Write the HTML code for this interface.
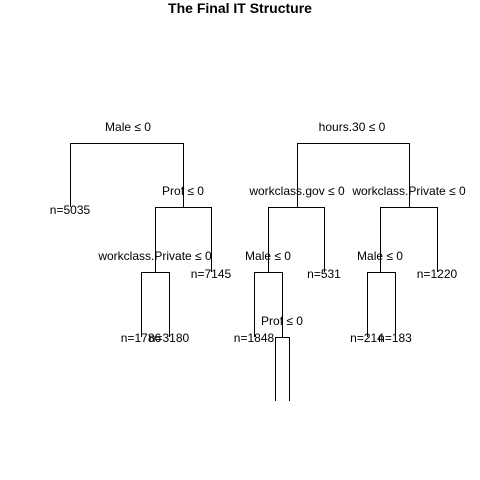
<!DOCTYPE html>
<html><head><meta charset="utf-8"><style>
html,body{margin:0;padding:0;background:#fff;}
svg{display:block;}
text{font-family:"Liberation Sans",Arial,sans-serif;font-size:12px;fill:#000;}
</style></head><body>
<svg width="480" height="480" viewBox="0 0 480 480" xmlns="http://www.w3.org/2000/svg">
<rect width="480" height="480" fill="#fff"/>
<text x="240" y="13" text-anchor="middle" style="font-weight:bold;font-size:14px">The Final IT Structure</text>
<g stroke="#000" stroke-width="1" fill="none" shape-rendering="crispEdges">
<!-- left tree -->
<polyline points="70.5,207 70.5,143.5 183.5,143.5 183.5,207"/>
<polyline points="155.5,272 155.5,207.5 211.5,207.5 211.5,272"/>
<polyline points="141.5,337 141.5,272.5 169.5,272.5 169.5,337"/>
<!-- right tree -->
<polyline points="297.5,207 297.5,143.5 409.5,143.5 409.5,207"/>
<polyline points="268.5,272 268.5,207.5 324.5,207.5 324.5,272"/>
<polyline points="380.5,272 380.5,207.5 437.5,207.5 437.5,272"/>
<polyline points="254.5,337 254.5,272.5 282.5,272.5 282.5,337"/>
<polyline points="367.5,337 367.5,272.5 395.5,272.5 395.5,337"/>
<polyline points="275.5,401 275.5,337.5 289.5,337.5 289.5,401"/>
</g>
<g text-anchor="middle">
<text x="128" y="131">Male ≤ 0</text>
<text x="183" y="195">Prof ≤ 0</text>
<text x="155" y="260">workclass.Private ≤ 0</text>
<text x="70" y="214">n=5035</text>
<text x="211" y="278">n=7145</text>
<text x="141" y="342">n=1786</text>
<text x="169" y="342">n=3180</text>
<text x="352" y="131">hours.30 ≤ 0</text>
<text x="297" y="195">workclass.gov ≤ 0</text>
<text x="409" y="195">workclass.Private ≤ 0</text>
<text x="268" y="260">Male ≤ 0</text>
<text x="380" y="260">Male ≤ 0</text>
<text x="324" y="278">n=531</text>
<text x="437" y="278">n=1220</text>
<text x="282" y="325">Prof ≤ 0</text>
<text x="254" y="342">n=1848</text>
<text x="367" y="342">n=214</text>
<text x="395" y="342">n=183</text>
</g>
</svg>
</body></html>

- Goal of the exercise:
All of the data above should be transcribed verbatim, with pictures omitted.

- Task response:
Write the HTML code for this interface.
<!DOCTYPE html>
<html><head><meta charset="utf-8"><style>
html,body{margin:0;padding:0;background:#fff;}
svg{display:block;}
text{font-family:"Liberation Sans",Arial,sans-serif;font-size:12px;fill:#000;}
</style></head><body>
<svg width="480" height="480" viewBox="0 0 480 480" xmlns="http://www.w3.org/2000/svg">
<rect width="480" height="480" fill="#fff"/>
<text x="240" y="13" text-anchor="middle" style="font-weight:bold;font-size:14px">The Final IT Structure</text>
<g stroke="#000" stroke-width="1" fill="none" shape-rendering="crispEdges">
<!-- left tree -->
<polyline points="70.5,207 70.5,143.5 183.5,143.5 183.5,207"/>
<polyline points="155.5,272 155.5,207.5 211.5,207.5 211.5,272"/>
<polyline points="141.5,337 141.5,272.5 169.5,272.5 169.5,337"/>
<!-- right tree -->
<polyline points="297.5,207 297.5,143.5 409.5,143.5 409.5,207"/>
<polyline points="268.5,272 268.5,207.5 324.5,207.5 324.5,272"/>
<polyline points="380.5,272 380.5,207.5 437.5,207.5 437.5,272"/>
<polyline points="254.5,337 254.5,272.5 282.5,272.5 282.5,337"/>
<polyline points="367.5,337 367.5,272.5 395.5,272.5 395.5,337"/>
<polyline points="275.5,401 275.5,337.5 289.5,337.5 289.5,401"/>
</g>
<g text-anchor="middle">
<text x="128" y="131">Male ≤ 0</text>
<text x="183" y="195">Prof ≤ 0</text>
<text x="155" y="260">workclass.Private ≤ 0</text>
<text x="70" y="214">n=5035</text>
<text x="211" y="278">n=7145</text>
<text x="141" y="342">n=1786</text>
<text x="169" y="342">n=3180</text>
<text x="352" y="131">hours.30 ≤ 0</text>
<text x="297" y="195">workclass.gov ≤ 0</text>
<text x="409" y="195">workclass.Private ≤ 0</text>
<text x="268" y="260">Male ≤ 0</text>
<text x="380" y="260">Male ≤ 0</text>
<text x="324" y="278">n=531</text>
<text x="437" y="278">n=1220</text>
<text x="282" y="325">Prof ≤ 0</text>
<text x="254" y="342">n=1848</text>
<text x="367" y="342">n=214</text>
<text x="395" y="342">n=183</text>
</g>
</svg>
</body></html>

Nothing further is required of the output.